Andy’s practice also includes detailed written and oral advocacy before Congress, other legislative bodies, and regulatory agencies regarding a variety of policy and legal issues. He frequently testifies before Congress on a variety of subjects, including patent reform, the Consumer Financial Protection Bureau, reform of the federal litigation system, and the Supreme Court's decisions in cases involving business law issues. Andy successfully represented clients in connection with passage of the Private Securities Litigation Reform Act.
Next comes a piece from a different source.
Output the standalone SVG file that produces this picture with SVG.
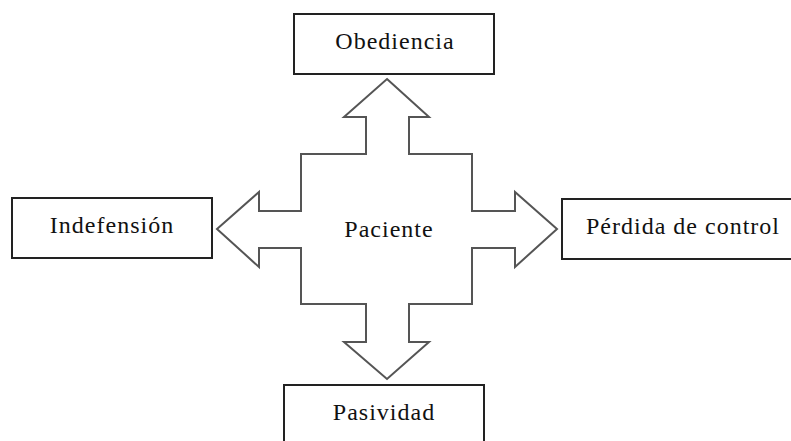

While serving as General Counsel of the United States Department of Commerce (1997-2000), Andy had principal responsibility for the Digital Millennium Copyright Act and the Electronic Signatures in Global and National Commerce Act. He also participated in formulation of policy concerning intellectual property protection, privacy, domain name management, taxation of electronic commerce, export controls, international trade, and consumer protection.

Andy graduated in 1981 from Columbia Law School, where he was Notes & Comments Editor of the Law Review and a James Kent and Harlan Fiske Stone Scholar. He was an undergraduate at Yale University, graduating in 1977 cum laude.

Following law school graduation, Andy was Law Clerk to the Honorable Harold H. Greene, United States District Court for the District of Columbia (1981-1982), after which he practiced with another major law firm in Washington.